#### EXTRACTED DATA ####

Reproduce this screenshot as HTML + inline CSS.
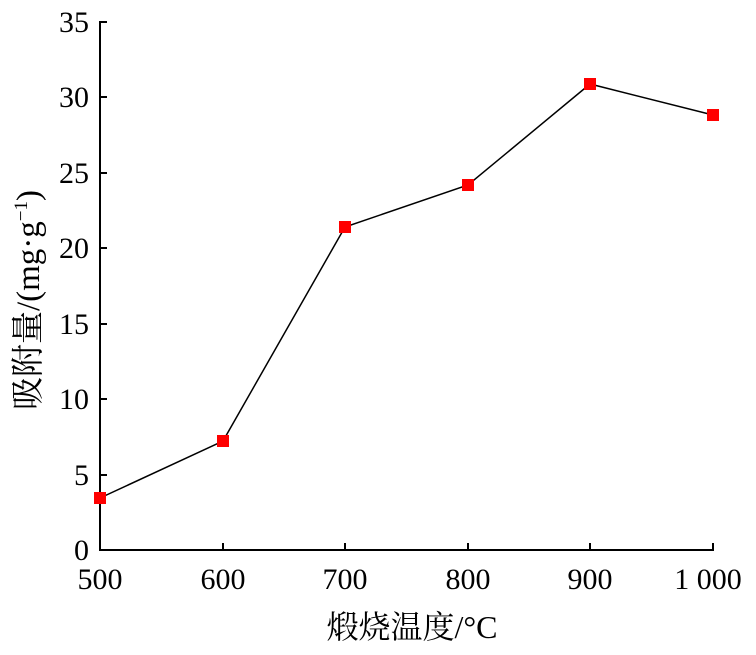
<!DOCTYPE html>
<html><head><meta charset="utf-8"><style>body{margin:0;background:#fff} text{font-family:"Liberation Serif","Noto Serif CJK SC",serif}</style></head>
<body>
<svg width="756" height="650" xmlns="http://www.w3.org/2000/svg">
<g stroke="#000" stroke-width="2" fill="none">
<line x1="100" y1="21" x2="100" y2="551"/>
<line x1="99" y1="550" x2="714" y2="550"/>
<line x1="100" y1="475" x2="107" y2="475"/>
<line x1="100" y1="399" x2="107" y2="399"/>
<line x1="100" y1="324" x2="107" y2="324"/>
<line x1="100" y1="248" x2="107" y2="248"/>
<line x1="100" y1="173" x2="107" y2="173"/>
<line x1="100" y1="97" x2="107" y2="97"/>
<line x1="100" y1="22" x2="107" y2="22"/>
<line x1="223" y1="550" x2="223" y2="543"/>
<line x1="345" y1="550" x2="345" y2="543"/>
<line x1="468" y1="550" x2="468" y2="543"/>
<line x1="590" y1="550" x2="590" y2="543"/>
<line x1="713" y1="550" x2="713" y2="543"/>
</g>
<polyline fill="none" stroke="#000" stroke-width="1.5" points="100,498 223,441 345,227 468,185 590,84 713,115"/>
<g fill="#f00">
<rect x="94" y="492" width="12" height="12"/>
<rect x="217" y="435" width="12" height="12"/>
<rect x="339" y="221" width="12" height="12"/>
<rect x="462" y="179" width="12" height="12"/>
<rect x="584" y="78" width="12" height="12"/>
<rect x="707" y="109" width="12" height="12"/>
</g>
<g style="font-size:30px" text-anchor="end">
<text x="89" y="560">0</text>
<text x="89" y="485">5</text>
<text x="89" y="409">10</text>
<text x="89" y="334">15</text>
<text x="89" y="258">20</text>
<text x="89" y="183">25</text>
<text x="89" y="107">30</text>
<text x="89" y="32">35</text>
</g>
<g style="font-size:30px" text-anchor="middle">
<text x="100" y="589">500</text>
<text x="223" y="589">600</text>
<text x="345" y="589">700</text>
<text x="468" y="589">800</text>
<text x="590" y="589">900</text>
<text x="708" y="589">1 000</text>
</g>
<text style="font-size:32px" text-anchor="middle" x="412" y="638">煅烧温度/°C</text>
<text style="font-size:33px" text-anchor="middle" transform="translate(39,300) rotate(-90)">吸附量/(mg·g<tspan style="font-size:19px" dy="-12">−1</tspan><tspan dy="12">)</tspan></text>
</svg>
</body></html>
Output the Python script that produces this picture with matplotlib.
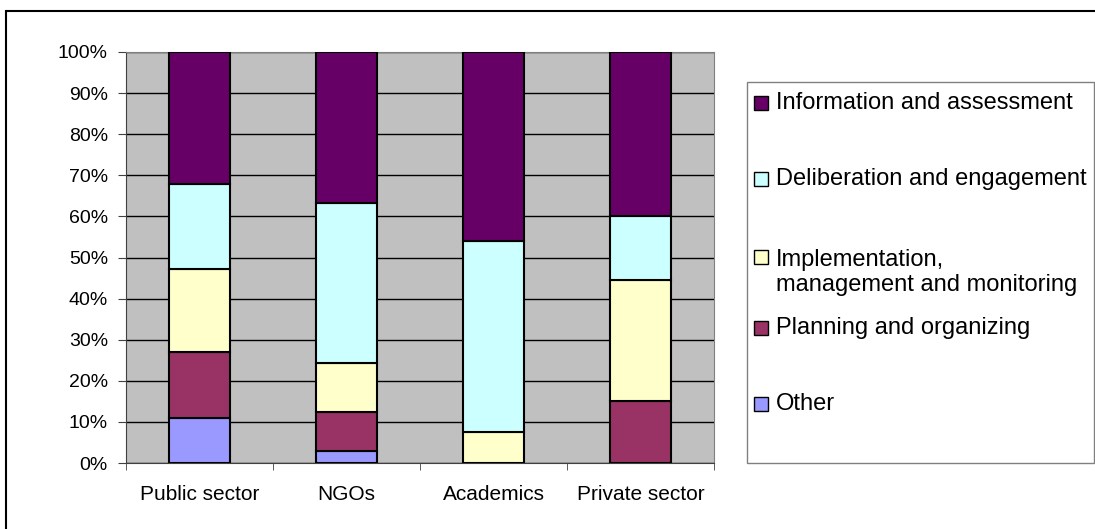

####

**PROBLEM DESCRIPTION:**
Set down all the entries exactly as they appear, but skip any pictures.

**WRITTEN ANSWER:**
Reproduce this screenshot as HTML + inline CSS.
<!DOCTYPE html>
<html><head><meta charset="utf-8"><style>body{margin:0;background:#fff} text{font-family:"Liberation Serif","Noto Serif CJK SC",serif}</style></head>
<body>
<svg width="756" height="650" xmlns="http://www.w3.org/2000/svg">
<g stroke="#000" stroke-width="2" fill="none">
<line x1="100" y1="21" x2="100" y2="551"/>
<line x1="99" y1="550" x2="714" y2="550"/>
<line x1="100" y1="475" x2="107" y2="475"/>
<line x1="100" y1="399" x2="107" y2="399"/>
<line x1="100" y1="324" x2="107" y2="324"/>
<line x1="100" y1="248" x2="107" y2="248"/>
<line x1="100" y1="173" x2="107" y2="173"/>
<line x1="100" y1="97" x2="107" y2="97"/>
<line x1="100" y1="22" x2="107" y2="22"/>
<line x1="223" y1="550" x2="223" y2="543"/>
<line x1="345" y1="550" x2="345" y2="543"/>
<line x1="468" y1="550" x2="468" y2="543"/>
<line x1="590" y1="550" x2="590" y2="543"/>
<line x1="713" y1="550" x2="713" y2="543"/>
</g>
<polyline fill="none" stroke="#000" stroke-width="1.5" points="100,498 223,441 345,227 468,185 590,84 713,115"/>
<g fill="#f00">
<rect x="94" y="492" width="12" height="12"/>
<rect x="217" y="435" width="12" height="12"/>
<rect x="339" y="221" width="12" height="12"/>
<rect x="462" y="179" width="12" height="12"/>
<rect x="584" y="78" width="12" height="12"/>
<rect x="707" y="109" width="12" height="12"/>
</g>
<g style="font-size:30px" text-anchor="end">
<text x="89" y="560">0</text>
<text x="89" y="485">5</text>
<text x="89" y="409">10</text>
<text x="89" y="334">15</text>
<text x="89" y="258">20</text>
<text x="89" y="183">25</text>
<text x="89" y="107">30</text>
<text x="89" y="32">35</text>
</g>
<g style="font-size:30px" text-anchor="middle">
<text x="100" y="589">500</text>
<text x="223" y="589">600</text>
<text x="345" y="589">700</text>
<text x="468" y="589">800</text>
<text x="590" y="589">900</text>
<text x="708" y="589">1 000</text>
</g>
<text style="font-size:32px" text-anchor="middle" x="412" y="638">煅烧温度/°C</text>
<text style="font-size:33px" text-anchor="middle" transform="translate(39,300) rotate(-90)">吸附量/(mg·g<tspan style="font-size:19px" dy="-12">−1</tspan><tspan dy="12">)</tspan></text>
</svg>
</body></html>
Output the Python script that produces this picture with matplotlib.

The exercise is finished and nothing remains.